• **Dataset section**
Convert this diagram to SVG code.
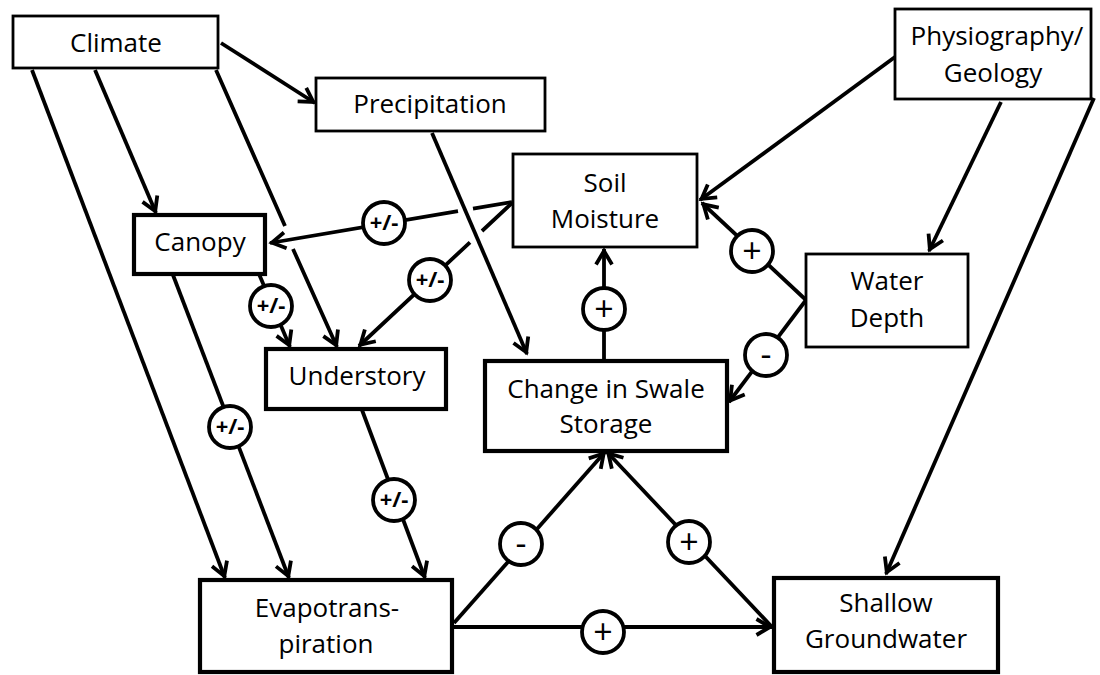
<svg xmlns="http://www.w3.org/2000/svg" width="1100" height="675" viewBox="0 0 1100 675">
  <defs>
    <style>
      .box { fill: #fff; stroke: #000; stroke-width: 2.8; }
      .box.thick { stroke-width: 4.2; }
      .lbl { font-family: "Open Sans", "Noto Sans", "Liberation Sans", sans-serif; font-size: 26px; fill: #000; text-anchor: middle; }
      .conn path { fill: none; stroke: #000; stroke-width: 3.8; marker-end: url(#ah); }
      .sign circle { fill: #fff; stroke: #000; stroke-width: 3.8; }
      .sign text { font-family: "Open Sans", "Noto Sans", "Liberation Sans", sans-serif; fill: #000; text-anchor: middle; }
      .sign .pm { font-size: 22px; font-weight: bold; }
      .sign .one { font-size: 34px; }
    </style>
    <!-- open V arrowhead, drawn in user units -->
    <marker id="ah" viewBox="-19 -11 24 22" refX="0" refY="0" markerWidth="24" markerHeight="22" markerUnits="userSpaceOnUse" orient="auto">
      <path d="M-15.5,-8 L-2,0 L-15.5,8" fill="none" stroke="#000" stroke-width="3.8" stroke-linejoin="miter"/>
    </marker>
  </defs>

  <rect width="1100" height="675" fill="#fff"/>

  <!-- connectors -->
  <g id="connectors" class="conn">
    <path d="M221,43 L315,103"/>
    <path d="M95,70 L156,213"/>
    <path d="M32,70 L225,578"/>
    <path d="M216,70 L285,226 M293,249 L337,347"/>
    <path d="M432,133 L527,354"/>
    <path d="M512,202 L473,208.6 M458,211.1 L270,243"/>
    <path d="M512,203 L482,231 M470,242.3 L359,346"/>
    <path d="M259,274 L290,347"/>
    <path d="M173,275 L289,578"/>
    <path d="M362,410 L425,578"/>
    <path d="M895,57 L700,200"/>
    <path d="M1001,102 L929,251"/>
    <path d="M1094,98 L886,574"/>
    <path d="M806,300 L702,203"/>
    <path d="M806,300 L729,402"/>
    <path d="M604,361 L604,249"/>
    <path d="M454,623 L605,452"/>
    <path d="M772,627 L607,452"/>
    <path d="M454,627 L772,627"/>

    <g class="sign">
      <circle cx="384" cy="223" r="21"/><text class="pm" x="384" y="230">+/-</text>
      <circle cx="430" cy="280" r="21"/><text class="pm" x="430" y="287">+/-</text>
      <circle cx="271" cy="306" r="21"/><text class="pm" x="271" y="313">+/-</text>
      <circle cx="230" cy="427" r="21"/><text class="pm" x="230" y="434">+/-</text>
      <circle cx="394" cy="500" r="21"/><text class="pm" x="394" y="507">+/-</text>
      <circle cx="752" cy="251" r="21"/><text class="one" x="752" y="263">+</text>
      <circle cx="766" cy="355" r="21"/><text class="one" x="766" y="366">-</text>
      <circle cx="604" cy="309" r="21"/><text class="one" x="604" y="321">+</text>
      <circle cx="521" cy="544" r="21"/><text class="one" x="521" y="555">-</text>
      <circle cx="689" cy="542" r="21"/><text class="one" x="689" y="554">+</text>
      <circle cx="603" cy="632" r="21"/><text class="one" x="603" y="644">+</text>
    </g>
  </g>

  <!-- nodes -->
  <g id="climate">
    <rect class="box" x="13" y="16" width="205" height="52"/>
    <text class="lbl" x="116" y="52">Climate</text>
  </g>
  <g id="precipitation">
    <rect class="box" x="316" y="78" width="229" height="53"/>
    <text class="lbl" x="430" y="113">Precipitation</text>
  </g>
  <g id="physiography">
    <rect class="box" x="895" y="9" width="196" height="90"/>
    <text class="lbl"><tspan x="997" y="45">Physiography/</tspan><tspan x="993" y="82">Geology</tspan></text>
  </g>
  <g id="soil-moisture">
    <rect class="box" x="513" y="154" width="184" height="93"/>
    <text class="lbl"><tspan x="605" y="192">Soil</tspan><tspan x="605" y="228">Moisture</tspan></text>
  </g>
  <g id="canopy">
    <rect class="box thick" x="134" y="215" width="131" height="59"/>
    <text class="lbl" x="200" y="251">Canopy</text>
  </g>
  <g id="water-depth">
    <rect class="box" x="806" y="254" width="162" height="93"/>
    <text class="lbl"><tspan x="887" y="290">Water</tspan><tspan x="887" y="327">Depth</tspan></text>
  </g>
  <g id="understory">
    <rect class="box thick" x="266" y="349" width="180" height="60"/>
    <text class="lbl" x="357" y="385">Understory</text>
  </g>
  <g id="swale-storage">
    <rect class="box thick" x="485" y="361" width="242" height="90"/>
    <text class="lbl"><tspan x="606" y="398">Change in Swale</tspan><tspan x="606" y="433">Storage</tspan></text>
  </g>
  <g id="evapotranspiration">
    <rect class="box thick" x="200" y="580" width="252" height="92"/>
    <text class="lbl"><tspan x="327" y="617">Evapotrans-</tspan><tspan x="326" y="653">piration</tspan></text>
  </g>
  <g id="groundwater">
    <rect class="box thick" x="774" y="578" width="224" height="94"/>
    <text class="lbl"><tspan x="886" y="612">Shallow</tspan><tspan x="886" y="648">Groundwater</tspan></text>
  </g>
</svg>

• **What you need to do**
Reproduce each line exactly, please, except for any pictures.

• **Response for this exercise**
Convert this diagram to SVG code.
<svg xmlns="http://www.w3.org/2000/svg" width="1100" height="675" viewBox="0 0 1100 675">
  <defs>
    <style>
      .box { fill: #fff; stroke: #000; stroke-width: 2.8; }
      .box.thick { stroke-width: 4.2; }
      .lbl { font-family: "Open Sans", "Noto Sans", "Liberation Sans", sans-serif; font-size: 26px; fill: #000; text-anchor: middle; }
      .conn path { fill: none; stroke: #000; stroke-width: 3.8; marker-end: url(#ah); }
      .sign circle { fill: #fff; stroke: #000; stroke-width: 3.8; }
      .sign text { font-family: "Open Sans", "Noto Sans", "Liberation Sans", sans-serif; fill: #000; text-anchor: middle; }
      .sign .pm { font-size: 22px; font-weight: bold; }
      .sign .one { font-size: 34px; }
    </style>
    <!-- open V arrowhead, drawn in user units -->
    <marker id="ah" viewBox="-19 -11 24 22" refX="0" refY="0" markerWidth="24" markerHeight="22" markerUnits="userSpaceOnUse" orient="auto">
      <path d="M-15.5,-8 L-2,0 L-15.5,8" fill="none" stroke="#000" stroke-width="3.8" stroke-linejoin="miter"/>
    </marker>
  </defs>

  <rect width="1100" height="675" fill="#fff"/>

  <!-- connectors -->
  <g id="connectors" class="conn">
    <path d="M221,43 L315,103"/>
    <path d="M95,70 L156,213"/>
    <path d="M32,70 L225,578"/>
    <path d="M216,70 L285,226 M293,249 L337,347"/>
    <path d="M432,133 L527,354"/>
    <path d="M512,202 L473,208.6 M458,211.1 L270,243"/>
    <path d="M512,203 L482,231 M470,242.3 L359,346"/>
    <path d="M259,274 L290,347"/>
    <path d="M173,275 L289,578"/>
    <path d="M362,410 L425,578"/>
    <path d="M895,57 L700,200"/>
    <path d="M1001,102 L929,251"/>
    <path d="M1094,98 L886,574"/>
    <path d="M806,300 L702,203"/>
    <path d="M806,300 L729,402"/>
    <path d="M604,361 L604,249"/>
    <path d="M454,623 L605,452"/>
    <path d="M772,627 L607,452"/>
    <path d="M454,627 L772,627"/>

    <g class="sign">
      <circle cx="384" cy="223" r="21"/><text class="pm" x="384" y="230">+/-</text>
      <circle cx="430" cy="280" r="21"/><text class="pm" x="430" y="287">+/-</text>
      <circle cx="271" cy="306" r="21"/><text class="pm" x="271" y="313">+/-</text>
      <circle cx="230" cy="427" r="21"/><text class="pm" x="230" y="434">+/-</text>
      <circle cx="394" cy="500" r="21"/><text class="pm" x="394" y="507">+/-</text>
      <circle cx="752" cy="251" r="21"/><text class="one" x="752" y="263">+</text>
      <circle cx="766" cy="355" r="21"/><text class="one" x="766" y="366">-</text>
      <circle cx="604" cy="309" r="21"/><text class="one" x="604" y="321">+</text>
      <circle cx="521" cy="544" r="21"/><text class="one" x="521" y="555">-</text>
      <circle cx="689" cy="542" r="21"/><text class="one" x="689" y="554">+</text>
      <circle cx="603" cy="632" r="21"/><text class="one" x="603" y="644">+</text>
    </g>
  </g>

  <!-- nodes -->
  <g id="climate">
    <rect class="box" x="13" y="16" width="205" height="52"/>
    <text class="lbl" x="116" y="52">Climate</text>
  </g>
  <g id="precipitation">
    <rect class="box" x="316" y="78" width="229" height="53"/>
    <text class="lbl" x="430" y="113">Precipitation</text>
  </g>
  <g id="physiography">
    <rect class="box" x="895" y="9" width="196" height="90"/>
    <text class="lbl"><tspan x="997" y="45">Physiography/</tspan><tspan x="993" y="82">Geology</tspan></text>
  </g>
  <g id="soil-moisture">
    <rect class="box" x="513" y="154" width="184" height="93"/>
    <text class="lbl"><tspan x="605" y="192">Soil</tspan><tspan x="605" y="228">Moisture</tspan></text>
  </g>
  <g id="canopy">
    <rect class="box thick" x="134" y="215" width="131" height="59"/>
    <text class="lbl" x="200" y="251">Canopy</text>
  </g>
  <g id="water-depth">
    <rect class="box" x="806" y="254" width="162" height="93"/>
    <text class="lbl"><tspan x="887" y="290">Water</tspan><tspan x="887" y="327">Depth</tspan></text>
  </g>
  <g id="understory">
    <rect class="box thick" x="266" y="349" width="180" height="60"/>
    <text class="lbl" x="357" y="385">Understory</text>
  </g>
  <g id="swale-storage">
    <rect class="box thick" x="485" y="361" width="242" height="90"/>
    <text class="lbl"><tspan x="606" y="398">Change in Swale</tspan><tspan x="606" y="433">Storage</tspan></text>
  </g>
  <g id="evapotranspiration">
    <rect class="box thick" x="200" y="580" width="252" height="92"/>
    <text class="lbl"><tspan x="327" y="617">Evapotrans-</tspan><tspan x="326" y="653">piration</tspan></text>
  </g>
  <g id="groundwater">
    <rect class="box thick" x="774" y="578" width="224" height="94"/>
    <text class="lbl"><tspan x="886" y="612">Shallow</tspan><tspan x="886" y="648">Groundwater</tspan></text>
  </g>
</svg>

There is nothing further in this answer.